FlightsAnalyzer is a terminal user interface application that provides peeks from the uploaded dataset based on user input.
Command | Output |
---|---|
airlines | Table with how many planes each airline own |
airlines top | Table with the top five airlines in terms of the number of planes they own |
airports | Table with the top 5, most visited airports in the dataset |
rainy | Table with the total number of flights delayed more than 15 minutes on rainy days vs. non rainy days, grouped by month |
holidays | Table with the number flights delayed more than 15 minutes on holidays, grouped by month |
from <origin airport> to <destination airport> on <date> | Table with data on flights that occurred at the given date towards the given route |
view table <table name> | Table as is from schema, the result of (select * <table name>) |
help | Manual for how to use the app |
quit | Exit the app |
In your terminal, shell, or cmd go to src/main/application/executable/ then type the following command:
- Before you run please make sure mssql-jdbc-11.2.0.jre18.jar is in the same directory.

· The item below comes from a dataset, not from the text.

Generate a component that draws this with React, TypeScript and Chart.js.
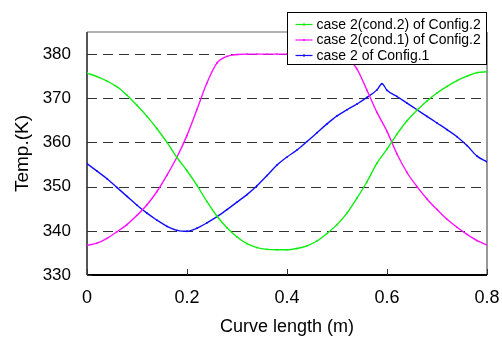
import { useEffect, useRef } from "react";
import { Chart, registerables } from "chart.js";

Chart.register(...registerables);

const xValues = [
  0, 0.02, 0.04, 0.06, 0.08, 0.1, 0.12, 0.14, 0.16, 0.18, 0.2, 0.22, 0.24, 0.26, 0.28, 0.3, 0.32, 0.34,
  0.36, 0.38, 0.4, 0.42, 0.44, 0.46, 0.48, 0.5, 0.52, 0.54, 0.56, 0.58, 0.6, 0.62, 0.64, 0.66, 0.68,
  0.7, 0.72, 0.74, 0.76, 0.78, 0.8,
];

const greenValues = [
  375.7, 374.9, 373.9, 372.6, 370.7, 368.4, 365.9, 363.1, 360.0, 356.6, 353.6, 350.3, 346.6, 343.3,
  340.7, 338.6, 337.1, 336.2, 335.8, 335.7, 335.7, 336.0, 336.6, 337.7, 339.4, 341.4, 344.0, 347.4,
  351.1, 355.3, 358.5, 361.9, 364.9, 367.3, 369.4, 371.2, 372.7, 374.0, 375.0, 375.8, 376.0,
];

const magentaValues = [
  336.7, 337.2, 338.3, 339.8, 341.4, 343.5, 345.9, 348.9, 352.6, 356.7, 361.6, 367.5, 373.5, 378.0,
  379.5, 379.9, 380, 380, 380, 380, 380, 380, 380, 380, 380, 379.8, 379.2, 376.6, 371.8, 366.8, 362.5,
  357.4, 353.2, 350.0, 347.2, 344.8, 342.6, 340.8, 339.2, 337.8, 336.8,
];

const blueX = [
  0, 0.02, 0.04, 0.06, 0.08, 0.1, 0.12, 0.14, 0.16, 0.18, 0.2, 0.22, 0.24, 0.26, 0.28, 0.3, 0.32, 0.34,
  0.36, 0.38, 0.4, 0.42, 0.44, 0.46, 0.48, 0.5, 0.52, 0.54, 0.56, 0.58, 0.59, 0.6, 0.62, 0.64, 0.66,
  0.68, 0.7, 0.72, 0.74, 0.76, 0.78, 0.8,
];

const blueValues = [
  355.2, 353.5, 351.8, 349.8, 347.8, 345.8, 344.0, 342.4, 341.0, 340.1, 339.9, 340.6, 341.8, 343.2,
  344.8, 346.5, 348.2, 350.2, 352.5, 354.9, 356.7, 358.3, 360.2, 362.2, 364.2, 366.0, 367.4, 368.7,
  370.2, 371.9, 373.3, 371.8, 370.4, 368.9, 367.4, 365.9, 364.4, 362.9, 361.3, 359.3, 356.9, 355.6,
];

const seriesLabels = [
  "case 2(cond.2) of Config.2",
  "case 2(cond.1) of Config.2",
  "case 2 of Config.1",
];
const seriesColors = ["#10ee10", "#ff10ff", "#1010ff"];

const xTicks = [0, 0.2, 0.4, 0.6, 0.8];
const yTicks = [330, 340, 350, 360, 370, 380];
const gridValues = [340, 350, 360, 370, 380];

const FONT = '"Liberation Sans", Arial, Helvetica, sans-serif';

const framePlugin = {
  id: "frame",
  beforeDatasetsDraw(chart: any) {
    const { ctx, chartArea } = chart;
    const { left, right, top, bottom } = chartArea;
    const ys = chart.scales.y;
    const xs = chart.scales.x;
    ctx.save();
    ctx.strokeStyle = "#333";
    ctx.lineWidth = 1;
    ctx.setLineDash([10, 6]);
    gridValues.forEach((v) => {
      const y = Math.round(ys.getPixelForValue(v)) + 0.5;
      ctx.beginPath();
      ctx.moveTo(left, y);
      ctx.lineTo(right, y);
      ctx.stroke();
    });
    ctx.setLineDash([]);
    ctx.strokeStyle = "#b4b4b4";
    ctx.lineWidth = 2;
    ctx.beginPath();
    ctx.moveTo(left, top);
    ctx.lineTo(right, top);
    ctx.stroke();
    ctx.strokeStyle = "#777";
    ctx.lineWidth = 1.5;
    ctx.beginPath();
    ctx.moveTo(right, top);
    ctx.lineTo(right, bottom);
    ctx.stroke();
    ctx.strokeStyle = "#555";
    ctx.lineWidth = 2;
    ctx.beginPath();
    ctx.moveTo(left, top);
    ctx.lineTo(left, bottom);
    ctx.stroke();
    ctx.strokeStyle = "#000";
    ctx.lineWidth = 2;
    ctx.beginPath();
    ctx.moveTo(left, bottom);
    ctx.lineTo(right, bottom);
    ctx.stroke();
    ctx.lineWidth = 1;
    ctx.strokeStyle = "#333";
    xTicks.forEach((v) => {
      const x = Math.round(xs.getPixelForValue(v)) + 0.5;
      ctx.beginPath();
      ctx.moveTo(x, bottom);
      ctx.lineTo(x, bottom - 6);
      ctx.stroke();
    });
    yTicks.forEach((v) => {
      const y = Math.round(ys.getPixelForValue(v)) + 0.5;
      ctx.beginPath();
      ctx.moveTo(left, y);
      ctx.lineTo(left + 5, y);
      ctx.stroke();
    });
    ctx.restore();
  },
  afterDatasetsDraw(chart: any) {
    const { ctx, chartArea } = chart;
    const boxLeft = Math.round(chartArea.right) - 199.5;
    const boxTop = 12.5;
    const boxW = 199;
    const boxH = 52;
    ctx.save();
    ctx.fillStyle = "#fff";
    ctx.fillRect(boxLeft, boxTop, boxW, boxH);
    ctx.strokeStyle = "#000";
    ctx.lineWidth = 1;
    ctx.strokeRect(boxLeft, boxTop, boxW, boxH);
    ctx.font = `14px ${FONT}`;
    ctx.textBaseline = "middle";
    ctx.textAlign = "left";
    seriesLabels.forEach((label, i) => {
      const y = boxTop + 12 + i * 15.5;
      ctx.strokeStyle = seriesColors[i];
      ctx.lineWidth = 1.2;
      ctx.beginPath();
      ctx.moveTo(boxLeft + 8, y);
      ctx.lineTo(boxLeft + 25, y);
      ctx.stroke();
      ctx.fillStyle = seriesColors[i];
      ctx.fillRect(boxLeft + 15.5, y - 1, 2, 2);
      ctx.fillStyle = "#000";
      ctx.fillText(label, boxLeft + 29, y + 0.5);
    });
    ctx.restore();
  },
};

export default function App() {
  const canvasRef = useRef<HTMLCanvasElement | null>(null);

  useEffect(() => {
    if (!canvasRef.current) return;
    const makeData = (xsArr: number[], ysArr: number[]) => xsArr.map((x, i) => ({ x, y: ysArr[i] }));
    const datasets = [
      makeData(xValues, greenValues),
      makeData(xValues, magentaValues),
      makeData(blueX, blueValues),
    ].map((data, i) => ({
      label: seriesLabels[i],
      data,
      borderColor: seriesColors[i],
      backgroundColor: seriesColors[i],
      borderWidth: 1.4,
      pointRadius: 0.9,
      pointBorderWidth: 0,
      pointBackgroundColor: seriesColors[i],
      cubicInterpolationMode: "monotone" as const,
      fill: false,
    }));

    const chart = new Chart(canvasRef.current, {
      type: "line",
      data: { datasets },
      plugins: [framePlugin],
      options: {
        responsive: false,
        animation: false,
        events: [],
        layout: { padding: { left: 0, right: 15, top: 32, bottom: 0 } },
        plugins: { legend: { display: false }, tooltip: { enabled: false }, title: { display: false } },
        scales: {
          x: {
            type: "linear",
            min: 0,
            max: 0.8,
            afterBuildTicks: (s: any) => {
              s.ticks = xTicks.map((value) => ({ value }));
            },
            afterFit: (s: any) => {
              s.height = 72;
              s.paddingLeft = 0;
              s.paddingRight = 0;
            },
            grid: { display: false, drawTicks: false },
            border: { display: false },
            ticks: {
              color: "#000",
              padding: 12,
              font: { family: FONT, size: 18 },
              maxRotation: 0,
              autoSkip: false,
              callback: (v: any) => String(v),
            },
            title: {
              display: true,
              text: "Curve length (m)",
              color: "#000",
              font: { family: FONT, size: 18 },
              padding: { top: 0, bottom: 9 },
            },
          },
          y: {
            type: "linear",
            min: 330,
            max: 385,
            afterBuildTicks: (s: any) => {
              s.ticks = yTicks.map((value) => ({ value }));
            },
            afterFit: (s: any) => {
              s.width = 87;
              s.paddingTop = 0;
              s.paddingBottom = 0;
            },
            grid: { display: false, drawTicks: false },
            border: { display: false },
            ticks: {
              color: "#000",
              padding: 16,
              font: { family: FONT, size: 17 },
              autoSkip: false,
              callback: (v: any) => String(v),
            },
            title: {
              display: true,
              text: "Temp.(K)",
              color: "#000",
              font: { family: FONT, size: 19 },
              padding: { top: 11, bottom: 0 },
            },
          },
        },
      },
    });
    return () => chart.destroy();
  }, []);

  return (
    <div style={{ position: "fixed", left: 0, top: 0, width: 502, height: 347, background: "#fff" }}>
      <canvas ref={canvasRef} width={502} height={347} style={{ display: "block" }} />
    </div>
  );
}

java -jar FlightsAnalyzer.jar
- If you would like to rebuild the jar file after some edits, you can do so in intelliJ using built-in artifact.
- We used a jar file instead of Makefile to keep the project structure intact.
- The relational model submitted in phase one has been changed, please read the schema in src/main/assets/Flights.sql to review the final version.
- The Flights.sql file inside the assets directory is written in sqlite3 syntax and the application never connects to it, instead the queries are executed on the jdbc uranium connection.
- The same sql was uploaded to uranium using the mssql extension in VS Code with Microsoft SQL Server syntax.
- The sql file was generated using a java script we wrote in a separate project to parse the csv files.
- Why did we not include that script in this project you ask? Well, two reasons:
- If we did include it, we would have to include all the csv files with it as well for the app to run properly, and that is 8+ GB.
- While creating this project we made lots of edits to the schema and the insert statements on the fly, which turned that script to random pieces of spaghetti code that do not match programming standards.
- Why did we not include that script in this project you ask? Well, two reasons:
- If you do attempt to re-read the sql files whether on uranium or sqlite3, expect 6 to 8 hours of runtime.
- The command 'rainy' runs a query that took 40 minutes to execute successfully on uranium.
- The flights data is a snippet from the original (Only May to December) data for two reason
- We wanted to join the weather data that we scraped from NOAA with the flights dates to show delays caused by bad weather, and we were only able to find airports weather starting from May.
- Loading the full dataset from the source would have resulted in 50+ GB SQL files that neither our local machines would be able to handle nor would uranium read buffer size.